-- start ITEMS --

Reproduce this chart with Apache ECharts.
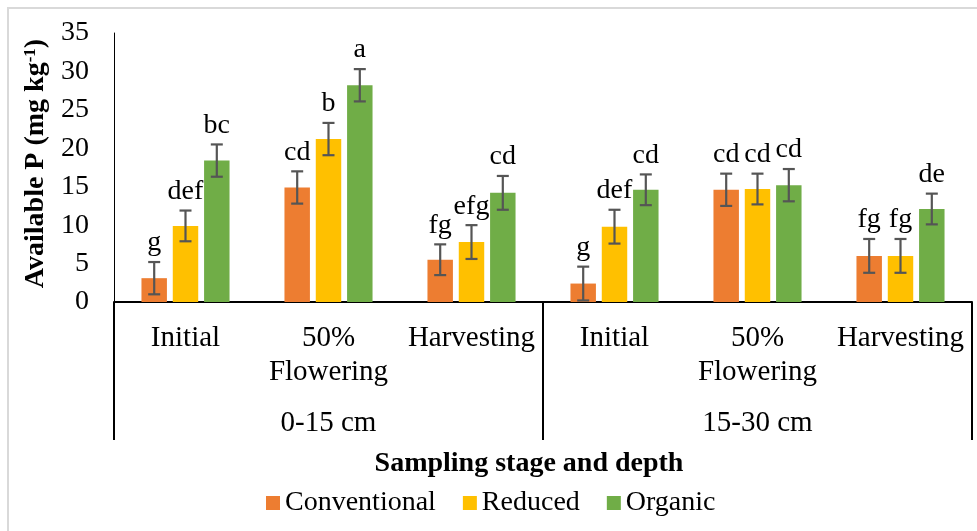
<!DOCTYPE html>
<html><head><meta charset="utf-8">
<script src="https://cdn.jsdelivr.net/npm/echarts@6/dist/echarts.min.js"></script>
<style>html,body{margin:0;padding:0;background:#fff}#c{width:977px;height:531px}</style>
</head><body><div id="c"></div>
<script>
const stages = ["Initial", "50%\nFlowering", "Harvesting", "Initial", "50%\nFlowering", "Harvesting"];
const depths = ["0-15 cm", "15-30 cm"];
const seriesNames = ["Conventional", "Reduced", "Organic"];
const conventional = [3.1, 14.9, 5.5, 2.4, 14.6, 6.0];
const reduced = [9.9, 21.2, 7.8, 9.8, 14.7, 6.0];
const organic = [18.4, 28.2, 14.2, 14.6, 15.2, 12.1];
const convErr = [2.1, 2.1, 2.0, 2.2, 2.1, 2.2];
const redErr = [2.0, 2.1, 2.2, 2.2, 2.0, 2.2];
const orgErr = [2.1, 2.1, 2.2, 2.0, 2.1, 2.0];
const convLetters = ["g", "cd", "fg", "g", "cd", "fg"];
const redLetters = ["def", "b", "efg", "def", "cd", "fg"];
const orgLetters = ["bc", "a", "cd", "cd", "cd", "de"];
const yTicks = [0, 5, 10, 15, 20, 25, 30, 35];

const colors = ["#ED7D31", "#FFC000", "#70AD47"];
const FONT = '"Liberation Serif", "Times New Roman", serif';
const BAR_FRAC = 0.178, GAP = 0.23;
const values = [conventional, reduced, organic];
const errs = [convErr, redErr, orgErr];
const letters = [convLetters, redLetters, orgLetters];

const chart = echarts.init(document.getElementById('c'), null, {renderer: 'canvas'});

function makeRender(si) {
  return function (params, api) {
    const ci = api.value(0), v = api.value(1), e = api.value(2);
    const band = api.size([1, 0])[0];
    const bw = band * BAR_FRAC, step = bw * (1 + GAP);
    const cx = api.coord([ci, 0])[0] + (si - 1) * step;
    const yt = api.coord([ci, v + e])[1];
    const yb = api.coord([ci, v - e])[1];
    const cap = 6;
    const ls = {stroke: '#555555', lineWidth: 2.2};
    return {
      type: 'group',
      children: [
        {type: 'line', shape: {x1: cx, y1: yt, x2: cx, y2: yb}, style: ls},
        {type: 'line', shape: {x1: cx - cap, y1: yt, x2: cx + cap, y2: yt}, style: ls},
        {type: 'line', shape: {x1: cx - cap, y1: yb, x2: cx + cap, y2: yb}, style: ls},
        {type: 'text', style: {text: letters[si][params.dataIndex], x: cx, y: yt - 5,
          align: 'center', verticalAlign: 'bottom', fill: '#000', fontSize: 28, fontFamily: FONT}}
      ]
    };
  };
}

const series = [];
seriesNames.forEach((n, si) => {
  series.push({
    name: n, type: 'bar', data: values[si], barWidth: (BAR_FRAC * 100) + '%', barGap: (GAP * 100) + '%',
    itemStyle: {color: colors[si]}, xAxisIndex: 0, yAxisIndex: 0, z: 2
  });
});
seriesNames.forEach((n, si) => {
  series.push({
    name: 'err' + si, type: 'custom', xAxisIndex: 0, yAxisIndex: 0, z: 5,
    renderItem: makeRender(si),
    data: values[si].map((v, i) => [i, v, errs[si][i]]),
    encode: {x: 0, y: 1}
  });
});

chart.setOption({
  animation: false,
  grid: {left: 114, right: 5, top: 33, bottom: 229, containLabel: false},
  legend: {
    data: seriesNames, left: 261, top: 484, itemWidth: 14, itemHeight: 14, itemGap: 27,
    icon: 'rect', textStyle: {fontFamily: FONT, fontSize: 28, color: '#000'}
  },
  xAxis: [
    {type: 'category', data: stages, position: 'bottom',
     axisLine: {show: true, lineStyle: {color: '#000', width: 2}},
     axisTick: {show: false},
     axisLabel: {interval: 0, margin: 19, fontFamily: FONT, fontSize: 29, color: '#000', lineHeight: 34}},
    {type: 'category', data: depths, position: 'bottom', gridIndex: 0,
     axisLine: {show: false},
     axisTick: {show: true, interval: 0, length: 138, lineStyle: {color: '#000', width: 2}},
     axisLabel: {interval: 0, margin: 107, fontFamily: FONT, fontSize: 29, color: '#000'}}
  ],
  yAxis: {
    type: 'value', min: 0, max: 35, interval: 5,
    axisLine: {show: true, lineStyle: {color: '#000', width: 1}},
    axisTick: {show: false}, splitLine: {show: false},
    axisLabel: {margin: 25, fontFamily: FONT, fontSize: 28, color: '#000',
      formatter: v => yTicks.includes(v) ? String(v) : ''},
    name: 'Available P (mg kg{sup|-1})', nameLocation: 'middle', nameGap: 58, nameRotate: 90,
    nameTextStyle: {fontFamily: FONT, fontSize: 28, fontWeight: 'bold', color: '#000', padding: [0, 0, 0, 8],
      rich: {sup: {fontFamily: FONT, fontSize: 17, fontWeight: 'bold', color: '#000', verticalAlign: 'top'}}}
  },
  graphic: [
    {type: 'rect', shape: {x: 8, y: 8, width: 1000, height: 600}, style: {fill: 'none', stroke: '#d9d9d9', lineWidth: 2}, silent: true, z: -1},
    {type: 'text', x: 529, y: 464, style: {text: 'Sampling stage and depth', align: 'center', verticalAlign: 'middle',
      fontFamily: FONT, fontSize: 28, fontWeight: 'bold', fill: '#000'}}
  ],
  series: series
});
</script></body></html>
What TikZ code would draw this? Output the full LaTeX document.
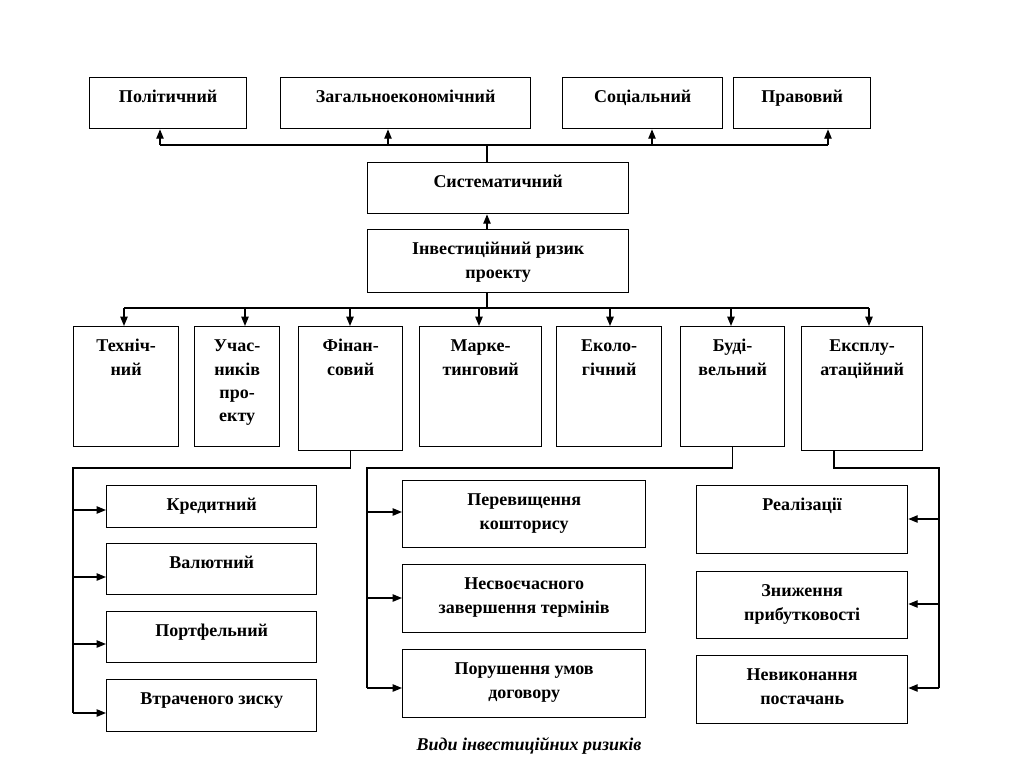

-- end ITEMS --

Generate a word-for-word copy of the preceding records, excluding all pictures.

SOLUTION TO THE EXERCISE
Reproduce this chart with Apache ECharts.
<!DOCTYPE html>
<html><head><meta charset="utf-8">
<script src="https://cdn.jsdelivr.net/npm/echarts@6/dist/echarts.min.js"></script>
<style>html,body{margin:0;padding:0;background:#fff}#c{width:977px;height:531px}</style>
</head><body><div id="c"></div>
<script>
const stages = ["Initial", "50%\nFlowering", "Harvesting", "Initial", "50%\nFlowering", "Harvesting"];
const depths = ["0-15 cm", "15-30 cm"];
const seriesNames = ["Conventional", "Reduced", "Organic"];
const conventional = [3.1, 14.9, 5.5, 2.4, 14.6, 6.0];
const reduced = [9.9, 21.2, 7.8, 9.8, 14.7, 6.0];
const organic = [18.4, 28.2, 14.2, 14.6, 15.2, 12.1];
const convErr = [2.1, 2.1, 2.0, 2.2, 2.1, 2.2];
const redErr = [2.0, 2.1, 2.2, 2.2, 2.0, 2.2];
const orgErr = [2.1, 2.1, 2.2, 2.0, 2.1, 2.0];
const convLetters = ["g", "cd", "fg", "g", "cd", "fg"];
const redLetters = ["def", "b", "efg", "def", "cd", "fg"];
const orgLetters = ["bc", "a", "cd", "cd", "cd", "de"];
const yTicks = [0, 5, 10, 15, 20, 25, 30, 35];

const colors = ["#ED7D31", "#FFC000", "#70AD47"];
const FONT = '"Liberation Serif", "Times New Roman", serif';
const BAR_FRAC = 0.178, GAP = 0.23;
const values = [conventional, reduced, organic];
const errs = [convErr, redErr, orgErr];
const letters = [convLetters, redLetters, orgLetters];

const chart = echarts.init(document.getElementById('c'), null, {renderer: 'canvas'});

function makeRender(si) {
  return function (params, api) {
    const ci = api.value(0), v = api.value(1), e = api.value(2);
    const band = api.size([1, 0])[0];
    const bw = band * BAR_FRAC, step = bw * (1 + GAP);
    const cx = api.coord([ci, 0])[0] + (si - 1) * step;
    const yt = api.coord([ci, v + e])[1];
    const yb = api.coord([ci, v - e])[1];
    const cap = 6;
    const ls = {stroke: '#555555', lineWidth: 2.2};
    return {
      type: 'group',
      children: [
        {type: 'line', shape: {x1: cx, y1: yt, x2: cx, y2: yb}, style: ls},
        {type: 'line', shape: {x1: cx - cap, y1: yt, x2: cx + cap, y2: yt}, style: ls},
        {type: 'line', shape: {x1: cx - cap, y1: yb, x2: cx + cap, y2: yb}, style: ls},
        {type: 'text', style: {text: letters[si][params.dataIndex], x: cx, y: yt - 5,
          align: 'center', verticalAlign: 'bottom', fill: '#000', fontSize: 28, fontFamily: FONT}}
      ]
    };
  };
}

const series = [];
seriesNames.forEach((n, si) => {
  series.push({
    name: n, type: 'bar', data: values[si], barWidth: (BAR_FRAC * 100) + '%', barGap: (GAP * 100) + '%',
    itemStyle: {color: colors[si]}, xAxisIndex: 0, yAxisIndex: 0, z: 2
  });
});
seriesNames.forEach((n, si) => {
  series.push({
    name: 'err' + si, type: 'custom', xAxisIndex: 0, yAxisIndex: 0, z: 5,
    renderItem: makeRender(si),
    data: values[si].map((v, i) => [i, v, errs[si][i]]),
    encode: {x: 0, y: 1}
  });
});

chart.setOption({
  animation: false,
  grid: {left: 114, right: 5, top: 33, bottom: 229, containLabel: false},
  legend: {
    data: seriesNames, left: 261, top: 484, itemWidth: 14, itemHeight: 14, itemGap: 27,
    icon: 'rect', textStyle: {fontFamily: FONT, fontSize: 28, color: '#000'}
  },
  xAxis: [
    {type: 'category', data: stages, position: 'bottom',
     axisLine: {show: true, lineStyle: {color: '#000', width: 2}},
     axisTick: {show: false},
     axisLabel: {interval: 0, margin: 19, fontFamily: FONT, fontSize: 29, color: '#000', lineHeight: 34}},
    {type: 'category', data: depths, position: 'bottom', gridIndex: 0,
     axisLine: {show: false},
     axisTick: {show: true, interval: 0, length: 138, lineStyle: {color: '#000', width: 2}},
     axisLabel: {interval: 0, margin: 107, fontFamily: FONT, fontSize: 29, color: '#000'}}
  ],
  yAxis: {
    type: 'value', min: 0, max: 35, interval: 5,
    axisLine: {show: true, lineStyle: {color: '#000', width: 1}},
    axisTick: {show: false}, splitLine: {show: false},
    axisLabel: {margin: 25, fontFamily: FONT, fontSize: 28, color: '#000',
      formatter: v => yTicks.includes(v) ? String(v) : ''},
    name: 'Available P (mg kg{sup|-1})', nameLocation: 'middle', nameGap: 58, nameRotate: 90,
    nameTextStyle: {fontFamily: FONT, fontSize: 28, fontWeight: 'bold', color: '#000', padding: [0, 0, 0, 8],
      rich: {sup: {fontFamily: FONT, fontSize: 17, fontWeight: 'bold', color: '#000', verticalAlign: 'top'}}}
  },
  graphic: [
    {type: 'rect', shape: {x: 8, y: 8, width: 1000, height: 600}, style: {fill: 'none', stroke: '#d9d9d9', lineWidth: 2}, silent: true, z: -1},
    {type: 'text', x: 529, y: 464, style: {text: 'Sampling stage and depth', align: 'center', verticalAlign: 'middle',
      fontFamily: FONT, fontSize: 28, fontWeight: 'bold', fill: '#000'}}
  ],
  series: series
});
</script></body></html>
What TikZ code would draw this? Output the full LaTeX document.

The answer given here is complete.